On 23 November 1981, Holyhead was struck by two tornadoes during the largest tornado outbreak ever recorded in the United Kingdom. One hundred and four tornadoes touched down across the country that day, and the strongest of all of them - rated F2 on the Fujita scale - hit Holyhead, damaging around twenty properties and destroying a mobile home. Maritime climate gives the town cool summers and mild winters and the chronic high winds you would expect from a port on the Irish Sea. The nearest official weather station is at RAF Valley, the active fighter base about five miles southeast of the town. Most days the weather is dramatic without being extreme. The 1981 tornado was the exception that proved the maritime rule: when the Atlantic decides to do something unusual at this corner of Wales, it does it at scale.
Holyhead sits at 53.32N, 4.63W on the eastern side of Holy Island, with the Port of Holyhead and the long curve of the Holyhead Breakwater dominating the northern shore.
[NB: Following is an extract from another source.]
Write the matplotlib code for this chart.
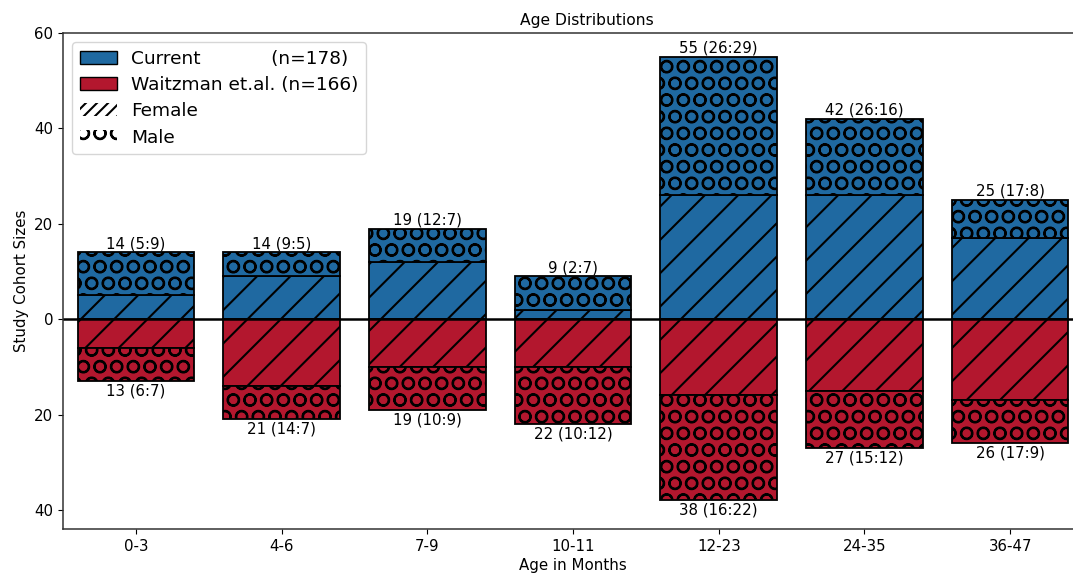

The town extends south and east from the inner harbour, with the railway station and ferry terminal at the harbour's southern end. Holyhead Mountain (722ft) is the prominent terrain feature to the west. The Stanley Embankment causeway carries the A5 and the railway across the Cymyran Strait to Anglesey proper. Nearest airfields: RAF Valley (EGOV) 6nm southeast, Caernarfon (EGCK) 20nm southeast. Best viewed at 2,000-3,500ft AGL for full town and harbour perspective. Surface winds can be strong from the west.